U.S. Citizenship and Immigration Services (USCIS) announced April 7 that the H-1B visa cap for FY2016 was reached in the first five business days of April 2015. Today, USCIS conducted the random lottery to select the 65,000 petitions that will be processed under the general cap as well as the 20,000 slots available under the advanced-degree exemption. USCIS received 233,000 petitions in total. H-1B is a non-immigrant visa for foreign professionals sponsored by an employer to work in the U.S.
USCIS also confirmed that it will continue to process H-1B petitions that are not subject to the cap, including petitions for extension or amendment of status, petitions to change an existing H-1B employer, petitions for current H-1B workers to work for concurrent employers, and petitions filed by cap-exempt employers.
In other immigration news, USCIS announced April 2 that it reached the H-2B cap for FY2015 on March 26. These are petitions seeking low-skilled, non-agricultural workers for start dates on or before September 30, 2015, when the 2015 federal fiscal year ends. This cap is administered on a first-come, first-served basis and tops out at 33,000 H-2B workers for each half-year.

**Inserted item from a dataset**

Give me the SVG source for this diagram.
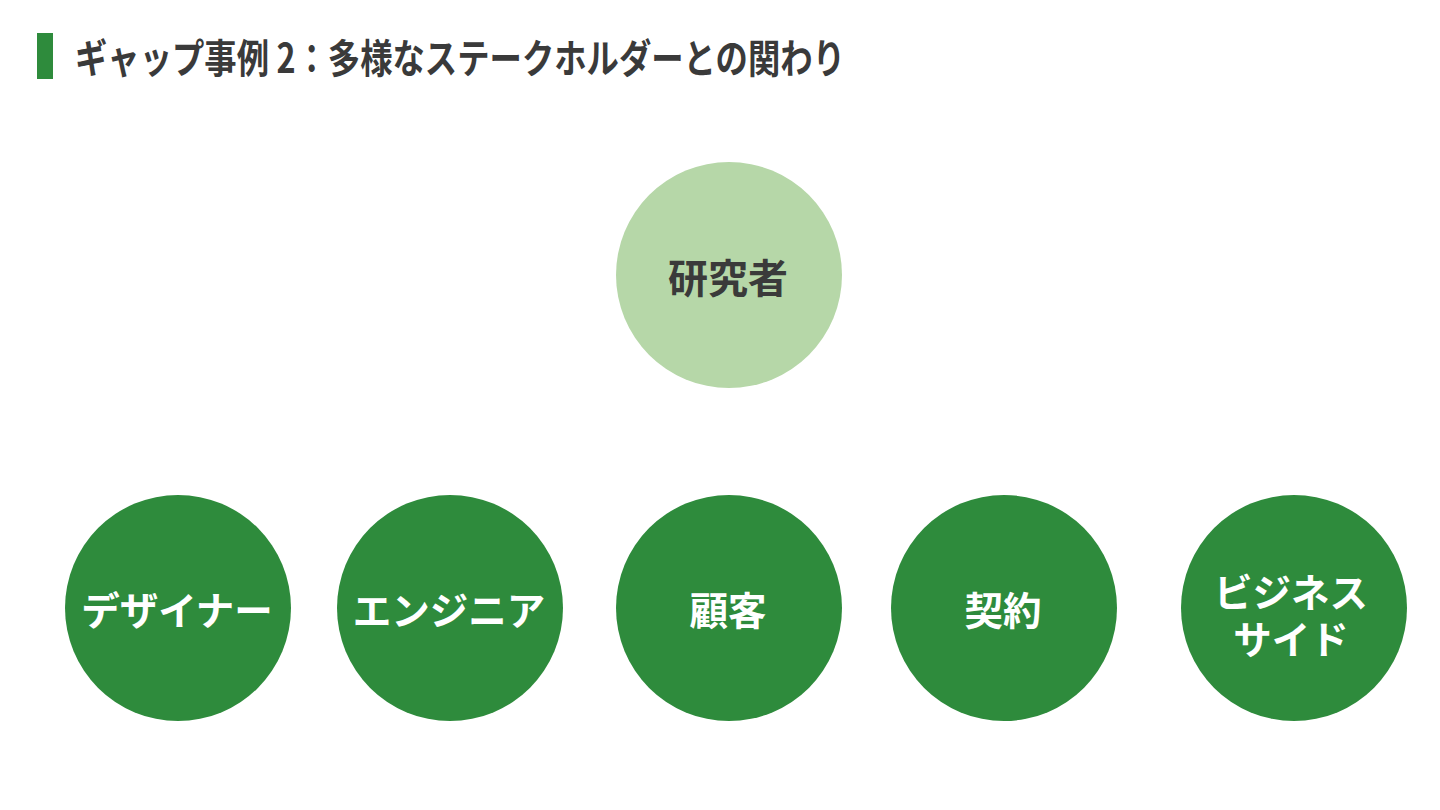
<svg xmlns="http://www.w3.org/2000/svg" width="1440" height="810" viewBox="0 0 1440 810">
<style>
.title{font-family:"Noto Sans CJK JP","Liberation Sans",sans-serif;font-weight:700;font-size:40px;fill:#3a3a3a}
.dark{fill:#2e8b3c}
.light{fill:#b6d7a8}
.lbl{font-family:"Noto Sans CJK JP","Liberation Sans",sans-serif;font-weight:700;font-size:38.5px;text-anchor:middle;dominant-baseline:central}
.w{fill:#ffffff}
.g{fill:#3a3a3a;font-size:40px}
</style>
<rect x="0" y="0" width="1440" height="810" fill="#ffffff"/>
<rect x="37" y="33" width="16" height="46" fill="#2e8b3c"/>
<text class="title" x="75" y="73" textLength="770" lengthAdjust="spacingAndGlyphs">ギャップ事例 2：多様なステークホルダーとの関わり</text>
<g id="connectors"></g>
<g id="researcher"><circle class="light" cx="729" cy="275" r="113"/><text class="lbl g" x="728" y="276">研究者</text></g>
<g id="designer"><circle class="dark" cx="178" cy="608" r="113"/><text class="lbl w" x="177" y="608">デザイナー</text></g>
<g id="engineer"><circle class="dark" cx="450" cy="608" r="113"/><text class="lbl w" x="449" y="608">エンジニア</text></g>
<g id="customer"><circle class="dark" cx="729" cy="608" r="113"/><text class="lbl w" x="728" y="608">顧客</text></g>
<g id="contract"><circle class="dark" cx="1004" cy="608" r="113"/><text class="lbl w" x="1003" y="608">契約</text></g>
<g id="business"><circle class="dark" cx="1294" cy="608" r="113"/><text class="lbl w" x="1291" y="590">ビジネス</text><text class="lbl w" x="1291" y="637">サイド</text></g>
</svg>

USCIS continues to accept petitions from workers who were already “counted against the cap” and seek extension of stay, change of employer or terms of employment, or who meet certain specific conditions of employment (e.g., fish roe processors or working in the Mariana Islands or Guam).
Hindering H-2B processing is an injunction issued by a U.S. District Court in Florida that prevents the U.S. Department of Labor (USDOL) from processing labor certifications for H-2B workers under its 2008 regulations. USCIS and USDOL have announced their joint intention to promulgate new regulations for H-2B processing by April 30, 2015.